編曲・伴奏のアーニー・ウィルキンスのフル・バンドのうまさも際立っている(こちら)。


(The Modern Jazz Quartet/Fontessa)
インストでは、このモダン・ジャズ・カルテット(MJQ)のものが優雅で、比類なく美しい(こちら)。
誰もが知ってる曲を、他のアーティストにはない何か言い難い風格を感じさせる演奏だ(56年録音)。

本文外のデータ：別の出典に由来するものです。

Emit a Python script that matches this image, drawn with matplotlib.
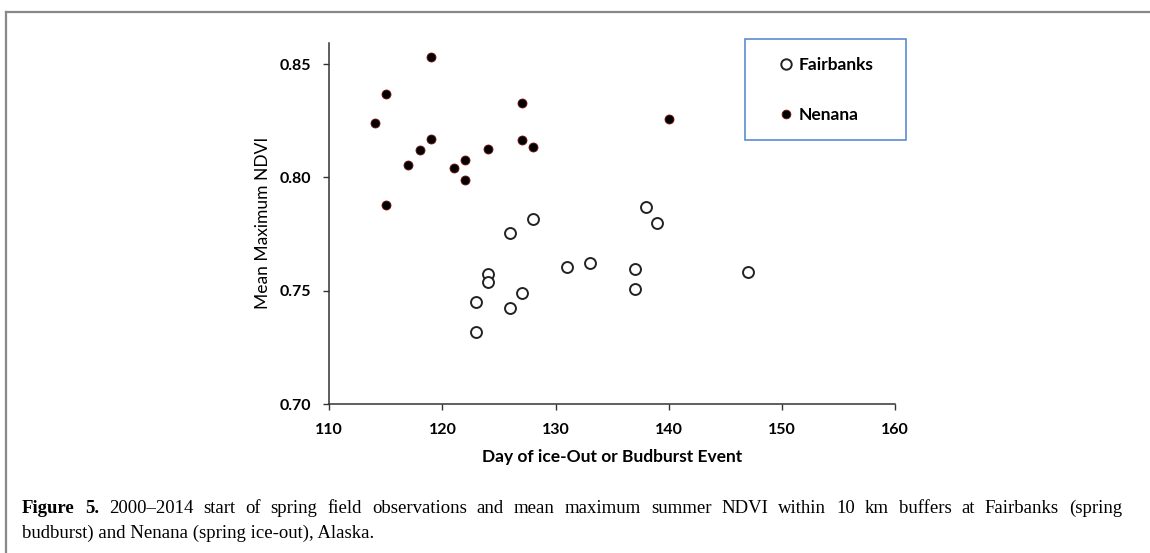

(Bud Powell/The Amazing Bud Powell Vol.2)
そのMJQとは対極にありそうなのがこちらのバド・パウエルのピアノである。
天才的な閃きによる奔放な演奏で、これを無視できるはずはないだろう。

このほか、エリック・クラプトン、ウィリー・ネルソン、レイ・チャールズ、エラ・フィッツジェラルド、フランク・シナトラ、ローズマリー・クルーニー、オリヴィア・ニュートン・ジョン、美空ひばりなどスタイルやジャンルを問わず多くのアーティストが取り上げている。
どれも聴きものであるが、特に紹介しておきたいのがハリー・ニルソン。


(Nilsson/A Little Touch Of Schmilsson In The Night)
彼が“WITHOUT YOU”というヒット曲を飛ばした直後に、いわばシナトラの専属アレンジャーだったゴードン・ジェンキンスを迎えて、古き良きアメリカのポピュラー音楽の世界をじっくり歌った名カヴァー集である(73年録音)。
蚤助はリリースされたばかりのLPを入手したのだが、それには全12曲の中にこの曲は収録されていなかった。
CD化されたとき、別テイクも含めて未発表の録音がボーナス・トラックとして何と10曲追加されたのだ。
それも入手することになったのは当然だが、エンディング曲に“OVER THE RAINBOW”を持ってきているのを知って、欣喜雀躍したものだった(笑)。
ロックの時代にあえて逆らうようなジェンキンスのドリーミーなアレンジに乗って、ニルソンのロマンティックな思いと、スタンダード・ナンバーに対する強い愛情が伝わってくる(こちら)。

このニルソンの歌は、トム・ハンクスとメグ・ライアンが、映画『めぐり逢えたら』(Sleepless In Seattle‐1993)以来、再びノーラ・エフロンの演出で共演した『ユー・ガット・メール』(You've Got Mail‐1998)のサウンドトラックにも使われた。
それがなかなか良いので、ちょっとおまけをしちゃおう(こちら)。

なお、蛇足ながら、この映画のサウンドトラックには前稿で紹介したロイ・オービソンの“DREAM”も使われていた。